#### Given information ####
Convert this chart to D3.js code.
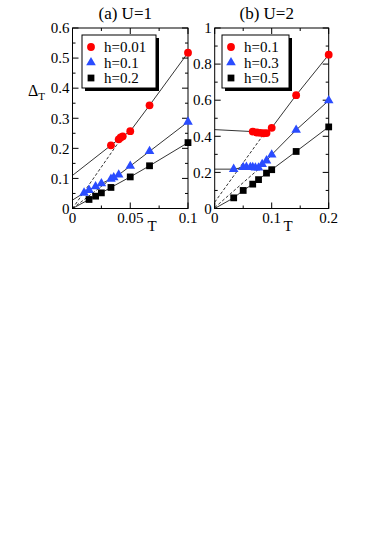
<!DOCTYPE html>
<meta charset="utf-8">
<script src="https://d3js.org/d3.v7.min.js"></script>
<style>
  body { margin: 0; background: #fff; }
  text { font-family: "Liberation Serif", "Times New Roman", serif; }
</style>
<svg id="chart" width="382" height="540"></svg>
<script>

// ---- panel (a) U=1 ----
const aRedT   = [0.0333, 0.04, 0.0417, 0.0435, 0.05, 0.0667, 0.1]
const aRedD   = [0.21, 0.23, 0.236, 0.24, 0.257, 0.343, 0.518]
const aBlueT  = [0.01, 0.0143, 0.02, 0.025, 0.0333, 0.0357, 0.04, 0.05, 0.0667, 0.1]
const aBlueD  = [0.052, 0.061, 0.073, 0.083, 0.098, 0.103, 0.112, 0.141, 0.19, 0.288]
const aBlackT = [0.0143, 0.02, 0.025, 0.0333, 0.05, 0.0667, 0.1]
const aBlackD = [0.03, 0.041, 0.052, 0.07, 0.105, 0.142, 0.219]
const aIntercepts = [0.11, 0.028, 0]          // solid lines continued to T=0
const aDashed = [[[0, 0], [0.0435, 0.24]], [[0, 0], [0.0357, 0.105]]]
const aLabels = ["h=0.01", "h=0.1", "h=0.2"]
const aXTicks = [0, 0.05, 0.1], aXMinor = [0.025, 0.075]
const aYTicks = [0, 0.1, 0.2, 0.3, 0.4, 0.5, 0.6], aYMinor = [0.05, 0.15, 0.25, 0.35, 0.45, 0.55]

// ---- panel (b) U=2 ----
const bRedT   = [0.0667, 0.0741, 0.08, 0.0857, 0.0909, 0.1, 0.1429, 0.2]
const bRedD   = [0.426, 0.421, 0.419, 0.417, 0.418, 0.447, 0.628, 0.852]
const bBlueT  = [0.0333, 0.05, 0.0556, 0.0625, 0.0667, 0.0714, 0.0769, 0.0833, 0.0909, 0.1, 0.1429, 0.2]
const bBlueD  = [0.218, 0.228, 0.229, 0.228, 0.228, 0.226, 0.226, 0.245, 0.265, 0.298, 0.435, 0.598]
const bBlackT = [0.0333, 0.05, 0.0667, 0.0769, 0.0909, 0.1, 0.1429, 0.2]
const bBlackD = [0.059, 0.1, 0.135, 0.16, 0.196, 0.215, 0.316, 0.452]
const bIntercepts = [0.437, 0.218, 0]
const bDashed = [[[0, 0.035], [0.088, 0.42]], [[0, 0.005], [0.083, 0.235]]]
const bLabels = ["h=0.1", "h=0.3", "h=0.5"]
const bXTicks = [0, 0.1, 0.2], bXMinor = [0.05, 0.15]
const bYTicks = [0, 0.2, 0.4, 0.6, 0.8, 1], bYMinor = [0.1, 0.3, 0.5, 0.7, 0.9]

const colors = ["#ff0000", "#2a4cff", "#000000"]
const symbols = [d3.symbolCircle, d3.symbolTriangle, d3.symbolSquare]
const symSize = [48, 40, 46]

const svg = d3.select("#chart")

function panel(o) {
  const x = d3.scaleLinear().domain(o.xDomain).range([o.left, o.right])
  const y = d3.scaleLinear().domain(o.yDomain).range([o.bottom, o.top])
  const g = svg.append("g")

  // frame
  g.append("rect")
    .attr("x", o.left).attr("y", o.top)
    .attr("width", o.right - o.left).attr("height", o.bottom - o.top)
    .attr("fill", "none").attr("stroke", "#000").attr("stroke-width", 1)

  // inward ticks on all four sides
  const tk = (vals, len, horiz) => {
    vals.forEach(v => {
      if (horiz) {
        const px = x(v)
        g.append("line").attr("x1", px).attr("x2", px).attr("y1", o.bottom).attr("y2", o.bottom - len).attr("stroke", "#000")
        g.append("line").attr("x1", px).attr("x2", px).attr("y1", o.top).attr("y2", o.top + len).attr("stroke", "#000")
      } else {
        const py = y(v)
        g.append("line").attr("y1", py).attr("y2", py).attr("x1", o.left).attr("x2", o.left + len).attr("stroke", "#000")
        g.append("line").attr("y1", py).attr("y2", py).attr("x1", o.right).attr("x2", o.right - len).attr("stroke", "#000")
      }
    })
  }
  tk(o.xTicks, 6, true); tk(o.xMinor, 3, true)
  tk(o.yTicks, 6, false); tk(o.yMinor, 3, false)

  g.selectAll(".xl").data(o.xTicks).join("text")
    .attr("x", d => x(d)).attr("y", o.bottom + 14)
    .attr("text-anchor", "middle").style("font-size", "15px")
    .text(d => d3.format("~g")(d))
  g.selectAll(".yl").data(o.yTicks).join("text")
    .attr("x", o.left - 3).attr("y", d => y(d)).attr("dy", "0.35em")
    .attr("text-anchor", "end").style("font-size", "15px")
    .text(d => d3.format("~g")(d))

  // title and T label
  g.append("text").attr("x", (o.left + o.right) / 2 - 5).attr("y", 19)
    .attr("text-anchor", "middle").style("font-size", "17px").text(o.title)
  g.append("text").attr("x", o.tLabelX).attr("y", 231)
    .attr("text-anchor", "middle").style("font-size", "15px").text("T")

  const line = d3.line().x(d => x(d[0])).y(d => y(d[1]))

  // dashed guide lines
  o.dashed.forEach(seg => {
    g.append("path").attr("d", line(seg))
      .attr("fill", "none").attr("stroke", "#000").attr("stroke-width", 0.8)
      .attr("stroke-dasharray", "3,2")
  })

  // solid lines and markers
  o.series.forEach((s, i) => {
    const pts = s.t.map((t, j) => [t, s.d[j]])
    g.append("path").attr("d", line([[0, o.intercepts[i]]].concat(pts)))
      .attr("fill", "none").attr("stroke", "#000").attr("stroke-width", 0.8)
    g.selectAll(".m" + i).data(pts).join("path")
      .attr("transform", d => `translate(${x(d[0])},${y(d[1])})`)
      .attr("d", d3.symbol().type(symbols[i]).size(symSize[i]))
      .attr("fill", colors[i])
  })

  // legend with drop shadow
  const L = o.legend
  g.append("rect").attr("x", L.x + 3).attr("y", L.y + 3).attr("width", L.w).attr("height", L.h).attr("fill", "#000")
  g.append("rect").attr("x", L.x).attr("y", L.y).attr("width", L.w).attr("height", L.h)
    .attr("fill", "#fff").attr("stroke", "#000").attr("stroke-width", 1)
  o.labels.forEach((lab, i) => {
    const cy = L.y + 12 + i * 15.5
    g.append("path").attr("transform", `translate(${L.x + 9},${cy})`)
      .attr("d", d3.symbol().type(symbols[i]).size(symSize[i])).attr("fill", colors[i])
    g.append("text").attr("x", L.x + 22).attr("y", cy).attr("dy", "0.35em")
      .style("font-size", "15px").text(lab)
  })
}

panel({
  left: 72.5, right: 188, top: 28, bottom: 208.5,
  xDomain: [0, 0.1], yDomain: [0, 0.6],
  xTicks: aXTicks, xMinor: aXMinor, yTicks: aYTicks, yMinor: aYMinor,
  title: "(a) U=1", tLabelX: 152,
  series: [{t: aRedT, d: aRedD}, {t: aBlueT, d: aBlueD}, {t: aBlackT, d: aBlackD}],
  intercepts: aIntercepts, dashed: aDashed, labels: aLabels,
  legend: {x: 82, y: 35, w: 74, h: 53}
})

panel({
  left: 214.7, right: 328.7, top: 28, bottom: 208.5,
  xDomain: [0, 0.2], yDomain: [0, 1],
  xTicks: bXTicks, xMinor: bXMinor, yTicks: bYTicks, yMinor: bYMinor,
  title: "(b) U=2", tLabelX: 288,
  series: [{t: bRedT, d: bRedD}, {t: bBlueT, d: bBlueD}, {t: bBlackT, d: bBlackD}],
  intercepts: bIntercepts, dashed: bDashed, labels: bLabels,
  legend: {x: 222, y: 35, w: 67, h: 53}
})

// Delta_T axis label
svg.append("text").attr("x", 28).attr("y", 96).style("font-size", "16px")
  .text("Δ")
  .append("tspan").attr("dy", 4).style("font-size", "11px").text("T")

</script>
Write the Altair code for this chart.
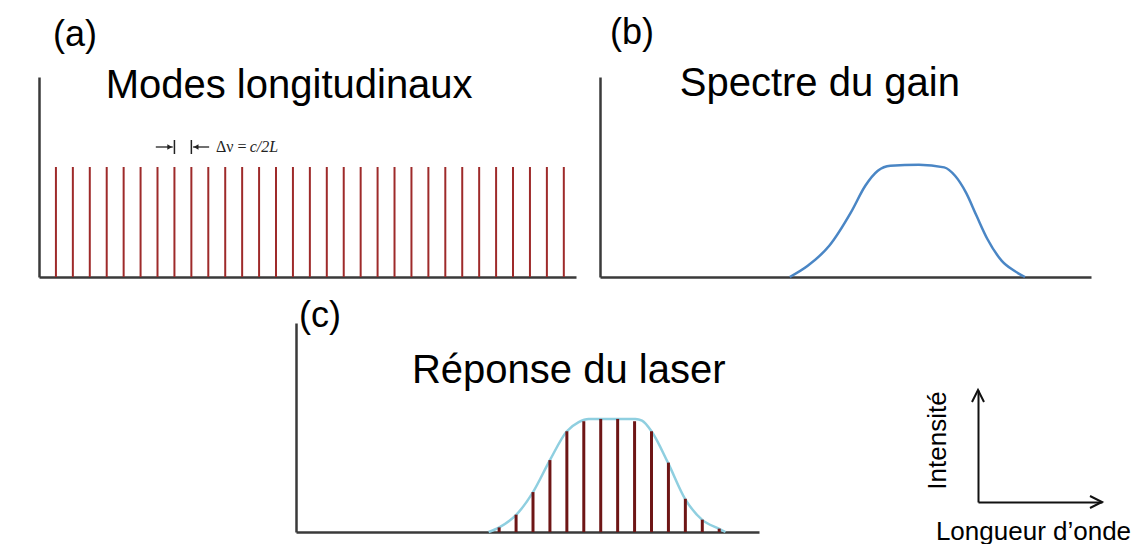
####
Write out the lines from the start of the material to the line with "const aYTicks = [0, 0.1, 0.2, 0.3, 0.4, 0.5, 0.6], aYMinor", inclusive and exactly. Skip the pictures.

Exercise answer:
Convert this chart to D3.js code.
<!DOCTYPE html>
<meta charset="utf-8">
<script src="https://d3js.org/d3.v7.min.js"></script>
<style>
  body { margin: 0; background: #fff; }
  text { font-family: "Liberation Serif", "Times New Roman", serif; }
</style>
<svg id="chart" width="382" height="540"></svg>
<script>

// ---- panel (a) U=1 ----
const aRedT   = [0.0333, 0.04, 0.0417, 0.0435, 0.05, 0.0667, 0.1]
const aRedD   = [0.21, 0.23, 0.236, 0.24, 0.257, 0.343, 0.518]
const aBlueT  = [0.01, 0.0143, 0.02, 0.025, 0.0333, 0.0357, 0.04, 0.05, 0.0667, 0.1]
const aBlueD  = [0.052, 0.061, 0.073, 0.083, 0.098, 0.103, 0.112, 0.141, 0.19, 0.288]
const aBlackT = [0.0143, 0.02, 0.025, 0.0333, 0.05, 0.0667, 0.1]
const aBlackD = [0.03, 0.041, 0.052, 0.07, 0.105, 0.142, 0.219]
const aIntercepts = [0.11, 0.028, 0]          // solid lines continued to T=0
const aDashed = [[[0, 0], [0.0435, 0.24]], [[0, 0], [0.0357, 0.105]]]
const aLabels = ["h=0.01", "h=0.1", "h=0.2"]
const aXTicks = [0, 0.05, 0.1], aXMinor = [0.025, 0.075]
const aYTicks = [0, 0.1, 0.2, 0.3, 0.4, 0.5, 0.6], aYMinor = [0.05, 0.15, 0.25, 0.35, 0.45, 0.55]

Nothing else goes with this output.